DATA SHOWN:
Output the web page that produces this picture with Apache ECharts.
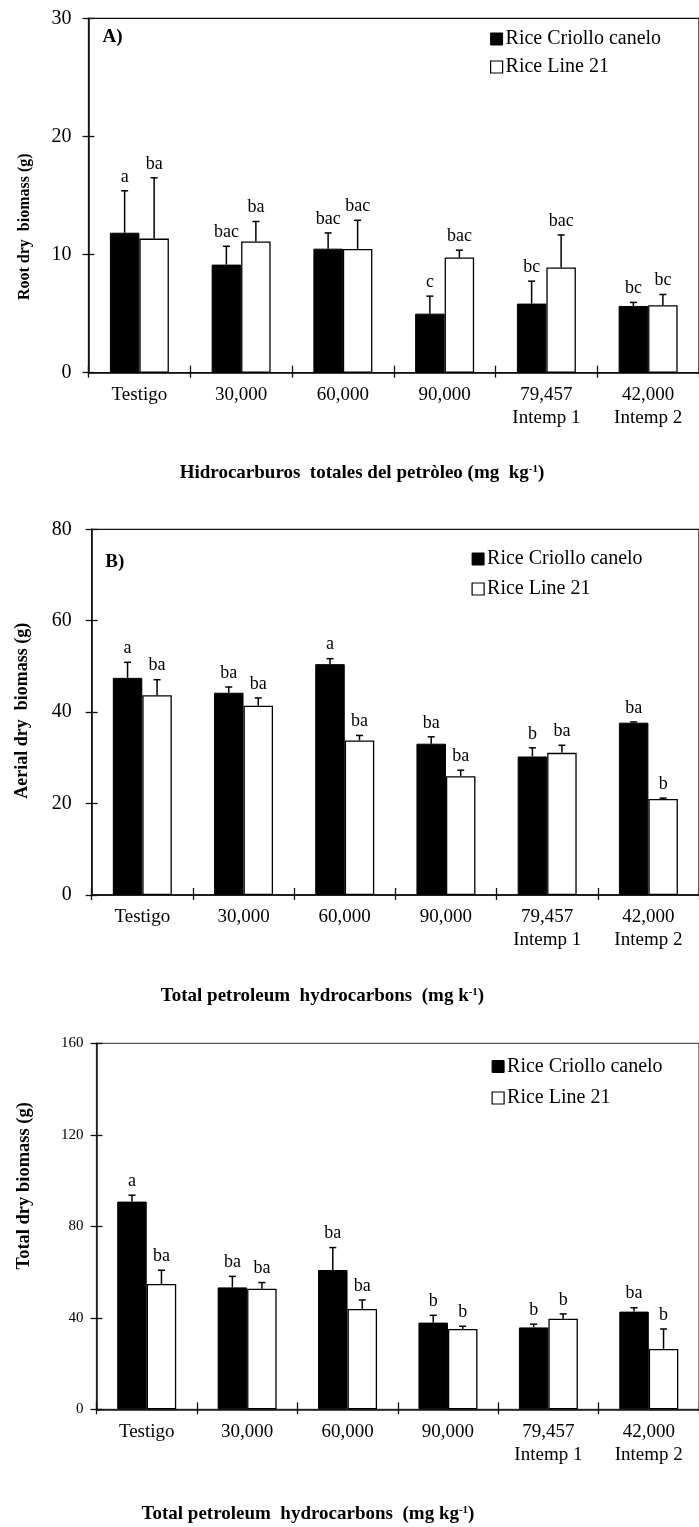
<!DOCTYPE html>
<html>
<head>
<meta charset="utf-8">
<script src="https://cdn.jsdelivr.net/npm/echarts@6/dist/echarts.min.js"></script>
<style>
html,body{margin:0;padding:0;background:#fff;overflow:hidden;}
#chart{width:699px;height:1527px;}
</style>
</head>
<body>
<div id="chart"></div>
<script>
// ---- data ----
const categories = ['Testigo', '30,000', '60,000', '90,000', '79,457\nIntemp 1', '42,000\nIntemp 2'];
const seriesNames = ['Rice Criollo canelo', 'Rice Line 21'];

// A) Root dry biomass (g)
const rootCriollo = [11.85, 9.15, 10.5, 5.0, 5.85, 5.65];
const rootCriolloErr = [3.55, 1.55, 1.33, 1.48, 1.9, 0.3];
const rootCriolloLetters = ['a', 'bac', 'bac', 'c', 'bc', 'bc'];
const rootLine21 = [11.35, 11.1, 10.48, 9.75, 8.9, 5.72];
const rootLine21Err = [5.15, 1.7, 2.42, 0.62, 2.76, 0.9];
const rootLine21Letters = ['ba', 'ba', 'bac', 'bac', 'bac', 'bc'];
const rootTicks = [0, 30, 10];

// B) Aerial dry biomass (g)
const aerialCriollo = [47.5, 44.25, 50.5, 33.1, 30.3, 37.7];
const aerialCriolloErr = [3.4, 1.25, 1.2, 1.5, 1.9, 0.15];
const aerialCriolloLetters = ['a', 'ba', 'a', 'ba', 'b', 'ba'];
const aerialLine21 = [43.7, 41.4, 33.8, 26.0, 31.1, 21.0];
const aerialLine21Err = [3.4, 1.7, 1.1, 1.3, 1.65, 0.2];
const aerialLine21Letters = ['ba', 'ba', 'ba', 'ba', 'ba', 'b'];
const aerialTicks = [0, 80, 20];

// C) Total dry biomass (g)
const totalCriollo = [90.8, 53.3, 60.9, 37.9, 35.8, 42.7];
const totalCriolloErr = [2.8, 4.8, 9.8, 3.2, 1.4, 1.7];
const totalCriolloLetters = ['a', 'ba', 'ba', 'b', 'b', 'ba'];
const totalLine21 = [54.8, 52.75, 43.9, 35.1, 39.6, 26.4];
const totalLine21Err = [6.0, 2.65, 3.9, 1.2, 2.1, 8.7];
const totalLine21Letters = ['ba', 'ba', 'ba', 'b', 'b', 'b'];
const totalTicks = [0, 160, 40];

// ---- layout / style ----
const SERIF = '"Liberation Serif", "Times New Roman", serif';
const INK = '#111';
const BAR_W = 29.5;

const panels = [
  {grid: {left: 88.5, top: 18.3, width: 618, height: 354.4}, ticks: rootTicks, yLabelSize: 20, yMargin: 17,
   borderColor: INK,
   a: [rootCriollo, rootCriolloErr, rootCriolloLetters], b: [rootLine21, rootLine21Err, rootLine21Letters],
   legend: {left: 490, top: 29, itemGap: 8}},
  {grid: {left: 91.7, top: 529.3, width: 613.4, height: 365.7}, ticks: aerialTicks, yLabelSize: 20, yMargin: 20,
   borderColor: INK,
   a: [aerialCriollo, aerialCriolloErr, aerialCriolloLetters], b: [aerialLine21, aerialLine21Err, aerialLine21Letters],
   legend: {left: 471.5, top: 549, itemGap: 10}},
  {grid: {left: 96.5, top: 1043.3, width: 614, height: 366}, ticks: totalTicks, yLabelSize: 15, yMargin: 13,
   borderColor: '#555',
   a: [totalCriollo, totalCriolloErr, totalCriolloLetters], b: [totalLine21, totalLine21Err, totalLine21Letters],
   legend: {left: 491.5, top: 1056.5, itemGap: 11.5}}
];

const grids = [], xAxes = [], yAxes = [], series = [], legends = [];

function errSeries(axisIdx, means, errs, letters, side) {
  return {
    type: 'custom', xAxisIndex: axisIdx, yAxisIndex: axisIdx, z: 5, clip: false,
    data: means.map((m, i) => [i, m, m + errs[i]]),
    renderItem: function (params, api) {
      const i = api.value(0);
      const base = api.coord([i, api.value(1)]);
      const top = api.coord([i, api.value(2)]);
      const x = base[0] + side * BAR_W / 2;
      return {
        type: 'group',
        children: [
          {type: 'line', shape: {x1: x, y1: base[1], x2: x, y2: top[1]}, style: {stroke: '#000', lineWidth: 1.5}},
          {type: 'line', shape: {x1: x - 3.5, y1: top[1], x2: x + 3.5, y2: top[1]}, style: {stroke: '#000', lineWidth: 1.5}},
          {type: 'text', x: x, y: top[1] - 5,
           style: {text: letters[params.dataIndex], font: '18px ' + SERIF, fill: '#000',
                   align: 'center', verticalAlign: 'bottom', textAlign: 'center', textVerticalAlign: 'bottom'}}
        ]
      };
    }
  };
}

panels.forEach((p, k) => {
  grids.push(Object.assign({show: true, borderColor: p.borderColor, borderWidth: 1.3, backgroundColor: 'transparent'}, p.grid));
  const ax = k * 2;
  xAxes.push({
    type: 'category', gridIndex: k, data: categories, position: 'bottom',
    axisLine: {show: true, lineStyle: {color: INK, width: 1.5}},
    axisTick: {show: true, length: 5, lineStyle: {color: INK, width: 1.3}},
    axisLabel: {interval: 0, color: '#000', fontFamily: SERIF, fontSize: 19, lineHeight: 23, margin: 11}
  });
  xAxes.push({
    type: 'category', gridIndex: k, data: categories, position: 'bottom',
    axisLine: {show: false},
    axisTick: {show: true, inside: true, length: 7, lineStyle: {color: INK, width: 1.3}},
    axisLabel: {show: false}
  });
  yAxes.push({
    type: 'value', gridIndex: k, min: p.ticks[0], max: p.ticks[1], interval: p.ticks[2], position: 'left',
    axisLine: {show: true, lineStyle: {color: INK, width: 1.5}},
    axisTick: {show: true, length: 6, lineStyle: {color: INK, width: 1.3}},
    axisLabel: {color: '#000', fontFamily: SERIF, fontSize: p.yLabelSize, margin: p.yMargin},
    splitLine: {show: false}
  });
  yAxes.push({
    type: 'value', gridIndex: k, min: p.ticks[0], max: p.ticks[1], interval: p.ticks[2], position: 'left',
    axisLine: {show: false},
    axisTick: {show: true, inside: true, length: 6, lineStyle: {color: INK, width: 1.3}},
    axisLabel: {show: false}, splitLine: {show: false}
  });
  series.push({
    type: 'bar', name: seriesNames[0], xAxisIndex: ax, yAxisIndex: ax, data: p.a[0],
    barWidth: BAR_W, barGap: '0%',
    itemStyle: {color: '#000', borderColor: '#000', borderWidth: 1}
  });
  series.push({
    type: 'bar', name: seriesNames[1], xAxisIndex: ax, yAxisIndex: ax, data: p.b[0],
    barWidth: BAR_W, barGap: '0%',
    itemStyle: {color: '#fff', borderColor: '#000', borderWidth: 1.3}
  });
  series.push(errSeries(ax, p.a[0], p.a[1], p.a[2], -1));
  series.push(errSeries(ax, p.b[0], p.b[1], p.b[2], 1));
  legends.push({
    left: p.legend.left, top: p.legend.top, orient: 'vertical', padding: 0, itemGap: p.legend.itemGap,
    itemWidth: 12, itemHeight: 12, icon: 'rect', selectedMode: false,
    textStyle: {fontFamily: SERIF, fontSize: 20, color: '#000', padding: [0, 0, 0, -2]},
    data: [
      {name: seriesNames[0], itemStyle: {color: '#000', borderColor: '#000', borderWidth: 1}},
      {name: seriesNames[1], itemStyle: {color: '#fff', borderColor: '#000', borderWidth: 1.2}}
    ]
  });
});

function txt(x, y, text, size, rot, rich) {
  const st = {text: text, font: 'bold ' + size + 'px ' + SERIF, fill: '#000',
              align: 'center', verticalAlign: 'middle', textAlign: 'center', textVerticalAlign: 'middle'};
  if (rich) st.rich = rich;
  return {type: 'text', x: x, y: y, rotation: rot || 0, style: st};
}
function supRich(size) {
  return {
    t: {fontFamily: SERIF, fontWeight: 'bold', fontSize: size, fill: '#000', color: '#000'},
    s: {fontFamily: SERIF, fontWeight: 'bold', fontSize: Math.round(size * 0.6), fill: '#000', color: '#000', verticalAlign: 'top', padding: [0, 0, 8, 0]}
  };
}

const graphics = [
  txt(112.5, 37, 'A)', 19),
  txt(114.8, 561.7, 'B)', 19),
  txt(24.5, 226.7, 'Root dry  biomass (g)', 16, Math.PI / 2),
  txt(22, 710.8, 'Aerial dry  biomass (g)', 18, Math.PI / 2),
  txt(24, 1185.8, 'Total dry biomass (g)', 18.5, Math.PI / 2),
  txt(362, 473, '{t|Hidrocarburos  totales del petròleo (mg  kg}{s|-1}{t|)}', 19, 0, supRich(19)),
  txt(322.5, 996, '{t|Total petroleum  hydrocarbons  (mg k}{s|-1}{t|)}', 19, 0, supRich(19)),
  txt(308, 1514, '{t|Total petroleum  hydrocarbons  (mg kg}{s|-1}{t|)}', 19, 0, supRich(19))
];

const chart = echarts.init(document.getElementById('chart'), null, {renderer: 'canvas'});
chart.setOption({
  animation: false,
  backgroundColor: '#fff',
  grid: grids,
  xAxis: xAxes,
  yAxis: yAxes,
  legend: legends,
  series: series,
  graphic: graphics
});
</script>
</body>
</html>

REQUIREMENT:
Write out exactly the opening lines of the data, stopping after the line that holds "const aerialTicks = [0, 80, 20];". Exclude pictures.

TASK RESPONSE:
Output the web page that produces this picture with Apache ECharts.
<!DOCTYPE html>
<html>
<head>
<meta charset="utf-8">
<script src="https://cdn.jsdelivr.net/npm/echarts@6/dist/echarts.min.js"></script>
<style>
html,body{margin:0;padding:0;background:#fff;overflow:hidden;}
#chart{width:699px;height:1527px;}
</style>
</head>
<body>
<div id="chart"></div>
<script>
// ---- data ----
const categories = ['Testigo', '30,000', '60,000', '90,000', '79,457\nIntemp 1', '42,000\nIntemp 2'];
const seriesNames = ['Rice Criollo canelo', 'Rice Line 21'];

// A) Root dry biomass (g)
const rootCriollo = [11.85, 9.15, 10.5, 5.0, 5.85, 5.65];
const rootCriolloErr = [3.55, 1.55, 1.33, 1.48, 1.9, 0.3];
const rootCriolloLetters = ['a', 'bac', 'bac', 'c', 'bc', 'bc'];
const rootLine21 = [11.35, 11.1, 10.48, 9.75, 8.9, 5.72];
const rootLine21Err = [5.15, 1.7, 2.42, 0.62, 2.76, 0.9];
const rootLine21Letters = ['ba', 'ba', 'bac', 'bac', 'bac', 'bc'];
const rootTicks = [0, 30, 10];

// B) Aerial dry biomass (g)
const aerialCriollo = [47.5, 44.25, 50.5, 33.1, 30.3, 37.7];
const aerialCriolloErr = [3.4, 1.25, 1.2, 1.5, 1.9, 0.15];
const aerialCriolloLetters = ['a', 'ba', 'a', 'ba', 'b', 'ba'];
const aerialLine21 = [43.7, 41.4, 33.8, 26.0, 31.1, 21.0];
const aerialLine21Err = [3.4, 1.7, 1.1, 1.3, 1.65, 0.2];
const aerialLine21Letters = ['ba', 'ba', 'ba', 'ba', 'ba', 'b'];
const aerialTicks = [0, 80, 20];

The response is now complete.